Still, women seemed to have been largely relegated to the sidelines of the conference. The convention hotel lobby was full of male SNC members engulfed by clouds of cigarette smoke huddled over coffee to strike deals and talk strategy. 

SNC spokesman George Sabra said that in previous gatherings of the group, women only made up about 5 percent and that the new quota was needed to help women get a foot in the door. "Otherwise, men will do everything by themselves forever," Sabra said before the results were announced. 

In the early morning hours of Thursday, SNC delegates gathered in a hotel ballroom to hear the new leadership lineup. After it became apparent that women had been shut out, some rose from their seats in protest. "Where are the women?" Fariza Jahjah, a math teacher from the southern Syrian town of Sweida, said in a raised voice across several rows of seats. 

A heated discussion ensued, with many of the male delegates saying women needed to be represented in the leadership group. A few men argued the women should accept the results. "This is democracy," some kept saying. Rima Fleihan, a Syrian playwright and women's activist, attributed the fact that men are firmly in control of the exile-based political opposition to the influence of the Islamic fundamentalist Muslim Brotherhood in the SNC. 

But, she said, women also lack political experience. Fleihan, a prominent anti-regime activist who fled Syria a year ago, is a member of a grassroots organization, the Local Coordination Committees. She said she left the SNC because she believes the group has been ineffective. Some of the women at the conference had been active in the uprising, and left Syria only recently to escape arrest. 

Ranna Ibrahim, a delegate at the SNC conference, said she was detained for three days earlier this year for organizing anti-regime protests along with fellow lawyers in the northeastern Syrian city of Raqqa.
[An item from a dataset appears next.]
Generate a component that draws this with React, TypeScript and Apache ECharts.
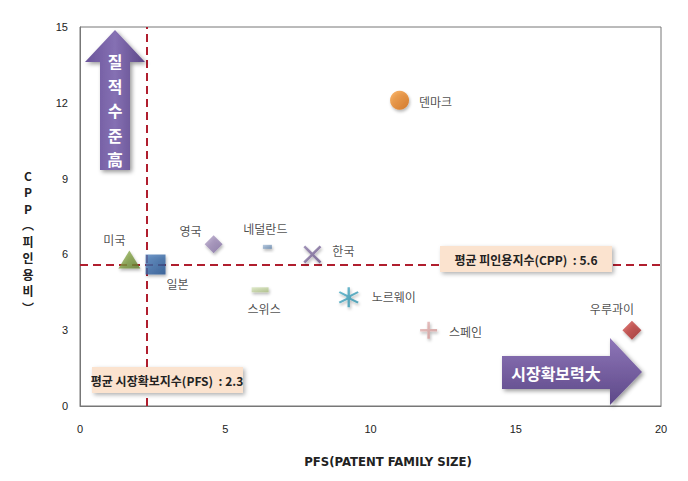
import React, { useEffect, useRef } from "react";
import * as echarts from "echarts";

const countries = ["미국", "일본", "영국", "네덜란드", "스위스", "한국", "노르웨이", "스페인", "우루과이", "덴마크"];
const pfs = [1.7, 2.6, 4.6, 6.45, 6.2, 8.0, 9.25, 12.0, 19.0, 11.0];
const cpp = [5.8, 5.6, 6.4, 6.3, 4.6, 6.0, 4.3, 3.0, 3.0, 12.1];
const meanPFS = 2.3;
const meanCPP = 5.6;
const xTicks = [0, 5, 10, 15, 20];
const yTicks = [0, 3, 6, 9, 12, 15];

const PATH_X = "path://M0,2 L2,0 L10,8 L18,0 L20,2 L12,10 L20,18 L18,20 L10,12 L2,20 L0,18 L8,10 Z";
const PATH_AST = "path://M9,0 L11,0 L11,7.6 L17.5,3.8 L18.5,5.5 L12,9.3 L12,10.7 L18.5,14.5 L17.5,16.2 L11,12.4 L11,20 L9,20 L9,12.4 L2.5,16.2 L1.5,14.5 L8,10.7 L8,9.3 L1.5,5.5 L2.5,3.8 L9,7.6 Z";
const PATH_PLUS = "path://M8.5,0 L11.5,0 L11.5,8.5 L20,8.5 L20,11.5 L11.5,11.5 L11.5,20 L8.5,20 L8.5,11.5 L0,11.5 L0,8.5 L8.5,8.5 Z";

const styles: any[] = [
  { symbol: "triangle", size: [22, 18], color: ["#9BBB59", "#5E7A2A"], off: [-15, -20] },
  { symbol: "rect", size: [20, 20], color: ["#4F81BD", "#1F4E8C"], off: [22, 19] },
  { symbol: "diamond", size: [18, 18], color: ["#B3A2C7", "#7E6A9E"], off: [-23, -14] },
  { symbol: "rect", size: [9, 4], color: ["#A6BDD7", "#5E7FA6"], off: [-2, -18] },
  { symbol: "rect", size: [17, 5], color: ["#D7E4BD", "#A9BC80"], off: [4, 19] },
  { symbol: PATH_X, size: [18, 18], color: ["#8C7AA8", "#6A5688"], off: [31, -4] },
  { symbol: PATH_AST, size: [20, 20], color: ["#4BACC6", "#2D8CA6"], off: [45, -1] },
  { symbol: PATH_PLUS, size: [17, 17], color: ["#E6B9B8", "#C98E8C"], off: [37, 1] },
  { symbol: "diamond", size: [19, 19], color: ["#D9534F", "#962020"], off: [-20, -22] },
  { symbol: "circle", size: [19, 19], color: ["#F9A346", "#D0660A"], off: [36, 1] },
];

const font = '"Noto Sans CJK KR", "Noto Sans", sans-serif';

export default function App() {
  const ref = useRef<HTMLDivElement>(null);
  useEffect(() => {
    if (!ref.current) return;
    const chart = echarts.init(ref.current, null, { renderer: "svg" });
    const purple = new echarts.graphic.LinearGradient(0, 0, 0, 1, [
      { offset: 0, color: "#8E76B8" },
      { offset: 1, color: "#5D4888" },
    ]);
    const purpleV = new echarts.graphic.LinearGradient(0, 0, 1, 0, [
      { offset: 0, color: "#6A549A" },
      { offset: 0.5, color: "#8570B3" },
      { offset: 1, color: "#5D4888" },
    ]);
    const series: any[] = countries.map((name, i) => {
      const s = styles[i];
      return {
        type: "scatter",
        name,
        z: 5,
        symbol: s.symbol,
        symbolSize: s.size,
        itemStyle: {
          color: new echarts.graphic.LinearGradient(0, 0, 1, 1, [
            { offset: 0, color: s.color[0] },
            { offset: 1, color: s.color[1] },
          ]),
          shadowColor: "rgba(0,0,0,0.35)",
          shadowBlur: 3,
          shadowOffsetX: 1,
          shadowOffsetY: 2,
        },
        label: {
          show: true,
          position: "inside",
          offset: s.off,
          formatter: name,
          color: "#222",
          fontSize: 12,
          fontFamily: font,
        },
        data: [[pfs[i], cpp[i]]],
      };
    });
    series.push({
      type: "scatter",
      data: [],
      z: 2,
      markLine: {
        silent: true,
        symbol: "none",
        label: { show: false },
        lineStyle: { color: "#B01E2E", width: 2, type: [8, 5] },
        data: [{ xAxis: meanPFS }, { yAxis: meanCPP }],
      },
    });
    chart.setOption({
      animation: false,
      backgroundColor: "#fff",
      grid: { left: 80, right: 27, top: 27, bottom: 75, show: true, borderColor: "#777", borderWidth: 1, backgroundColor: "transparent" },
      xAxis: {
        type: "value",
        min: xTicks[0],
        max: xTicks[xTicks.length - 1],
        interval: 5,
        axisLine: { show: true, lineStyle: { color: "#777" } },
        axisTick: { show: false },
        splitLine: { show: false },
        axisLabel: { color: "#222", fontSize: 11, margin: 17, fontFamily: "Liberation Sans, Arial, sans-serif" },
      },
      yAxis: {
        type: "value",
        min: yTicks[0],
        max: yTicks[yTicks.length - 1],
        interval: 3,
        axisLine: { show: true, lineStyle: { color: "#777" } },
        axisTick: { show: false },
        splitLine: { show: false },
        axisLabel: { color: "#222", fontSize: 11, margin: 12, fontFamily: "Liberation Sans, Arial, sans-serif" },
      },
      graphic: [
        {
          type: "text",
          x: 388,
          y: 461,
          style: {
            text: "PFS(PATENT FAMILY SIZE)",
            fill: "#222",
            font: 'bold 13px "Liberation Sans Narrow", "DejaVu Sans Condensed", "Liberation Sans", sans-serif',
            align: "center",
            verticalAlign: "middle",
          },
        },
        {
          type: "text",
          x: 28,
          y: 167,
          style: {
            text: ["C", "P", "P", "︵", "피", "인", "용", "비", "︶"].join("\n"),
            fill: "#222",
            font: `bold 12px ${font}`,
            lineHeight: 16.5,
            align: "center",
          },
        },
        {
          type: "polygon",
          z: 10,
          shape: { points: [[115, 30], [145, 62], [130, 62], [130, 170], [100, 170], [100, 62], [85, 62]] },
          style: { fill: purpleV, shadowColor: "rgba(0,0,0,0.4)", shadowBlur: 4, shadowOffsetX: 2, shadowOffsetY: 2 },
        },
        {
          type: "text",
          z: 11,
          x: 115,
          y: 49,
          style: {
            text: "질\n적\n수\n준\n高",
            fill: "#fff",
            font: `bold 16px ${font}`,
            lineHeight: 24.5,
            align: "center",
            verticalAlign: "top",
          },
        },
        {
          type: "polygon",
          z: 10,
          shape: { points: [[502, 356], [610, 356], [610, 338], [642, 372], [610, 405], [610, 389], [502, 389]] },
          style: { fill: purple, shadowColor: "rgba(0,0,0,0.4)", shadowBlur: 4, shadowOffsetX: 2, shadowOffsetY: 2 },
        },
        {
          type: "text",
          z: 11,
          x: 556,
          y: 373,
          style: {
            text: "시장확보력大",
            fill: "#fff",
            font: `bold 16px ${font}`,
            align: "center",
            verticalAlign: "middle",
          },
        },
        {
          type: "rect",
          z: 10,
          shape: { x: 440, y: 246, width: 172, height: 26 },
          style: { fill: "#FBE3CF", shadowColor: "rgba(0,0,0,0.3)", shadowBlur: 4, shadowOffsetX: 2, shadowOffsetY: 2 },
        },
        {
          type: "text",
          z: 11,
          x: 526,
          y: 259,
          style: {
            text: "평균 피인용지수(CPP)  : 5.6",
            fill: "#222",
            font: `bold 12px ${font}`,
            align: "center",
            verticalAlign: "middle",
          },
        },
        {
          type: "rect",
          z: 10,
          shape: { x: 92, y: 367, width: 151, height: 26 },
          style: { fill: "#FBE3CF", shadowColor: "rgba(0,0,0,0.3)", shadowBlur: 4, shadowOffsetX: 2, shadowOffsetY: 2 },
        },
        {
          type: "text",
          z: 11,
          x: 167,
          y: 380,
          style: {
            text: "평균 시장확보지수(PFS)  : 2.3",
            fill: "#222",
            font: `bold 12px ${font}`,
            align: "center",
            verticalAlign: "middle",
          },
        },
      ],
      series,
    });
    return () => chart.dispose();
  }, []);
  return <div ref={ref} style={{ width: 688, height: 481, position: "absolute", left: 0, top: 0 }} />;
}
Ibrahim, 31, fled Syria nine months ago after government threats against her intensified. 

Jahjah left four months ago, amid fears she might be arrested for her role in organizing protests. Women were active in the uprising from the start. Last year, human rights lawyer Razan Zaytouni, who went into hiding shortly after the revolt began, was awarded the Anna Politkovskaya Award for risking her life by breaking through the government's media blackout to report on the brutal crackdown in Syria. 

The award, named after the slain Russian journalist, is given annually to a woman human rights defender standing up for victims in a conflict zone. Fadwa Suleiman, a Syrian actress who hails from Assad's minority sect, took center stage at anti-government protests in the central city of Homs, often giving speeches to inspire the crowds. 

She fled to Paris earlier this year. Women in the coastal city of Banias often blocked the highway to keep security forces and pro-Assad militiamen away. Even under four decades of dictatorship by the Assad clan, Syrian women have been more active in public life than many of their sisters in other countries in the Arab world. 

Assad has a female vice president, and a number of women are Cabinet ministers and lawmakers. At the start of the SNC conference, Jahjah still had high hopes, encouraged by the 15 percent quota. She said she expected representation to be increase to 30 percent soon. 

Fleihan, the writer, said women must become more assertive and claim a bigger share. "Women do many great jobs in the revolution, so they must get their rights, next to the men, in the fight against the regime," she said.